== Required work ==
Up to and including the line with "18.18, 19.09, 20];", write out the listing from its first line, minus the pictures.

== Given data ==
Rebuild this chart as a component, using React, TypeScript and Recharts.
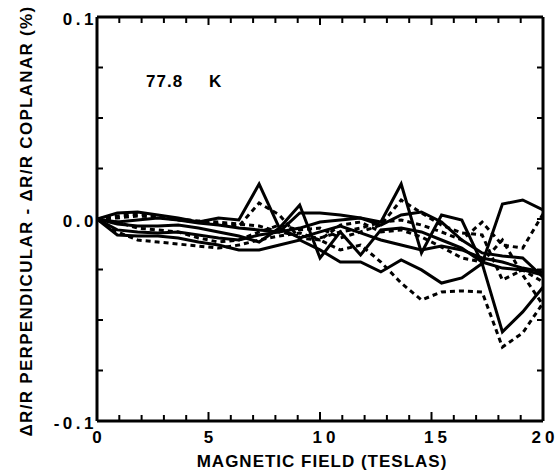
import React from 'react';
import { LineChart, Line, XAxis, YAxis } from 'recharts';

// Magnetic field values (teslas)
const fields = [0, 0.91, 1.82, 2.73, 3.64, 4.55, 5.45, 6.36, 7.27, 8.18, 9.09, 10, 10.91, 11.82, 12.73, 13.64, 14.55, 15.45, 16.36, 17.27, 18.18, 19.09, 20];

// ΔR/R perpendicular − ΔR/R coplanar (%) for each sample
const s1 = [0, 0.003, 0.0035, 0.002, 0.0005, -0.0015, 0.0005, -0.0005, 0.0173, -0.0045, -0.0094, -0.0064, -0.0035, -0.0069, -0.0104, -0.0129, -0.0153, -0.0134, -0.0153, -0.0193, -0.0213, -0.0243, -0.0262];
const s2 = [0, -0.0054, -0.0064, -0.0069, -0.0064, -0.0079, -0.0094, -0.0104, -0.0079, -0.0064, 0.003, 0.003, 0.002, 0.0005, -0.0015, 0.0173, -0.0168, 0.002, -0.0005, -0.022, 0.0074, 0.0094, 0.0045];
const s3 = [0, -0.0015, -0.0005, 0.0005, -0.0005, -0.002, -0.003, -0.0045, -0.0054, -0.0064, -0.0045, -0.0015, -0.0005, 0.0005, -0.003, 0.002, 0.0035, -0.0015, -0.0104, -0.0168, -0.0183, -0.0193, -0.0287];
const s4 = [0, -0.0079, -0.0084, -0.0084, -0.0094, -0.0114, -0.0129, -0.0153, -0.0153, -0.0129, -0.0104, -0.0153, -0.0213, -0.0213, -0.0262, -0.0203, -0.0252, -0.0317, -0.0292, -0.022, -0.0559, -0.046, -0.0337];
const s5 = [0, -0.0025, -0.0035, -0.0035, -0.003, -0.0045, -0.0064, -0.0084, -0.0114, -0.0045, 0.0069, -0.0193, -0.0064, -0.0178, -0.0054, -0.0045, -0.0064, -0.0104, -0.0144, -0.0213, -0.0243, -0.0252, -0.0277];
const d1 = [0, 0.0005, 0.0015, 0.001, -0.0005, -0.0015, -0.0025, -0.0035, 0.0079, 0.002, -0.0094, -0.0104, -0.003, -0.0015, -0.0064, -0.0054, -0.0089, -0.0139, -0.0193, -0.0213, -0.0104, -0.0277, -0.0426];
const d2 = [0, -0.0064, -0.0104, -0.0114, -0.0124, -0.0134, -0.0144, -0.0129, -0.0104, -0.0084, -0.0069, -0.0104, -0.0153, -0.0129, -0.0213, -0.0317, -0.0401, -0.0361, -0.0356, -0.0361, -0.0634, -0.0564, -0.0416];
const d3 = [0, -0.0015, -0.0045, -0.0054, -0.0064, -0.0094, -0.0114, -0.0104, -0.0064, -0.003, -0.0054, -0.0045, -0.0094, -0.0064, -0.003, 0.0094, 0.003, -0.003, -0.0069, -0.0079, -0.0302, -0.0252, -0.0312];
const d4 = [0, 0.0015, 0.0025, 0.0015, 0, -0.001, -0.0015, -0.0025, -0.0035, -0.0064, -0.0084, -0.0094, -0.0064, -0.0045, -0.0015, -0.0005, -0.003, -0.0064, -0.0104, -0.0015, -0.0129, -0.0144, 0.0025];

const solidSeries = { s1, s2, s3, s4, s5 };
const dashedSeries = { d1, d2, d3, d4 };

const xTicks = [0, 1, 2, 3, 4, 5, 6, 7, 8, 9, 10, 11, 12, 13, 14, 15, 16, 17, 18, 19, 20];
const yTicks = [-0.1, -0.075, -0.05, -0.025, 0, 0.025, 0.05, 0.075, 0.1];
const xLabelled = [0, 5, 10, 15, 20];
const yLabelled = [-0.1, 0, 0.1];

const temperatureLabel = '77.8';
const temperatureUnit = 'K';
const xTitle = 'MAGNETIC FIELD (TESLAS)';
const yTitle = 'ΔR/R PERPENDICULAR - ΔR/R COPLANAR (%)';

const data = fields.map((f, i) => {
  const row: Record<string, number> = { field: f };
  Object.entries(solidSeries).forEach(([k, v]) => (row[k] = v[i]));
  Object.entries(dashedSeries).forEach(([k, v]) => (row[k] = v[i]));
  return row;
});

const FONT = '"Liberation Sans", Arial, Helvetica, sans-serif';

const isLabelled = (v: number, list: number[]) => list.some((l) => Math.abs(l - v) < 1e-9);

const BottomTick = (props: any) => {
  const { x, y, payload } = props;
  const v = payload.value;
  const major = isLabelled(v, xLabelled);
  return (
    <g>
      <line x1={x} y1={y} x2={x} y2={y - (major ? 9 : 6)} stroke="#000" strokeWidth={2} />
      {major && (
        <text x={x + (v >= 10 && v < 20 ? 6 : 2)} y={y + 22} textAnchor="middle" fontFamily={FONT} fontWeight="bold" fontSize={17} letterSpacing={4} fill="#000">
          {String(v)}
        </text>
      )}
    </g>
  );
};

const TopTick = (props: any) => {
  const { x, y, payload } = props;
  const major = isLabelled(payload.value, xLabelled);
  return <line x1={x} y1={y} x2={x} y2={y + (major ? 8 : 6)} stroke="#000" strokeWidth={2} />;
};

const LeftTick = (props: any) => {
  const { x, y, payload } = props;
  const v = payload.value;
  const lab = isLabelled(v, yLabelled);
  return (
    <g>
      <line x1={x} y1={y} x2={x + 6} y2={y} stroke="#000" strokeWidth={2} />
      {lab && (
        <text x={x} y={y + 8} textAnchor="end" fontFamily={FONT} fontWeight="bold" fontSize={17} letterSpacing={3.5} fill="#000">
          {v.toFixed(1)}
        </text>
      )}
    </g>
  );
};

const RightTick = (props: any) => {
  const { x, y } = props;
  return <line x1={x} y1={y} x2={x - 6} y2={y} stroke="#000" strokeWidth={2} />;
};

export default function App() {
  const axisLine = { stroke: '#000', strokeWidth: 3 };
  return (
    <div style={{ position: 'absolute', left: 0, top: 0, width: 559, height: 473, overflow: 'hidden', background: '#fff' }}>
      <LineChart width={559} height={473} data={data} margin={{ top: 0, right: 0, bottom: 0, left: 0 }}>
        <XAxis
          dataKey="field"
          type="number"
          domain={[0, 20]}
          ticks={xTicks}
          interval={0}
          height={52}
          axisLine={axisLine}
          tickLine={false}
          tickSize={0}
          tickMargin={0}
          tick={<BottomTick />}
          allowDataOverflow
        />
        <XAxis
          xAxisId="top"
          orientation="top"
          dataKey="field"
          type="number"
          domain={[0, 20]}
          ticks={xTicks}
          interval={0}
          height={17}
          axisLine={axisLine}
          tickLine={false}
          tickSize={0}
          tickMargin={0}
          tick={<TopTick />}
          allowDataOverflow
        />
        <YAxis
          type="number"
          domain={[-0.1, 0.1]}
          ticks={yTicks}
          interval={0}
          width={97}
          axisLine={axisLine}
          tickLine={false}
          tickSize={0}
          tickMargin={0}
          tick={<LeftTick />}
          allowDataOverflow
        />
        <YAxis
          yAxisId="right"
          orientation="right"
          type="number"
          domain={[-0.1, 0.1]}
          ticks={yTicks}
          interval={0}
          width={16}
          axisLine={axisLine}
          tickLine={false}
          tickSize={0}
          tickMargin={0}
          tick={<RightTick />}
          allowDataOverflow
        />
        {Object.keys(solidSeries).map((k) => (
          <Line key={k} dataKey={k} stroke="#000" strokeWidth={3} dot={false} isAnimationActive={false} type="linear" />
        ))}
        {Object.keys(dashedSeries).map((k) => (
          <Line key={k} dataKey={k} stroke="#000" strokeWidth={3} strokeDasharray="5 4" dot={false} isAnimationActive={false} type="linear" />
        ))}
        <text x={146} y={87} fontFamily={FONT} fontWeight="bold" fontSize={17} letterSpacing={1} fill="#000">
          {temperatureLabel}
        </text>
        <text x={209} y={87} fontFamily={FONT} fontWeight="bold" fontSize={17} fill="#000">
          {temperatureUnit}
        </text>
        <text x={322} y={467} textAnchor="middle" fontFamily={FONT} fontWeight="bold" fontSize={17} letterSpacing={1} fill="#000">
          {xTitle}
        </text>
        <text x={32} y={221} textAnchor="middle" transform="rotate(-90 32 221)" fontFamily={FONT} fontWeight="bold" fontSize={17} letterSpacing={1.3} fill="#000">
          {yTitle}
        </text>
      </LineChart>
    </div>
  );
}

== Full response ==
Rebuild this chart as a component, using React, TypeScript and Recharts.
import React from 'react';
import { LineChart, Line, XAxis, YAxis } from 'recharts';

// Magnetic field values (teslas)
const fields = [0, 0.91, 1.82, 2.73, 3.64, 4.55, 5.45, 6.36, 7.27, 8.18, 9.09, 10, 10.91, 11.82, 12.73, 13.64, 14.55, 15.45, 16.36, 17.27, 18.18, 19.09, 20];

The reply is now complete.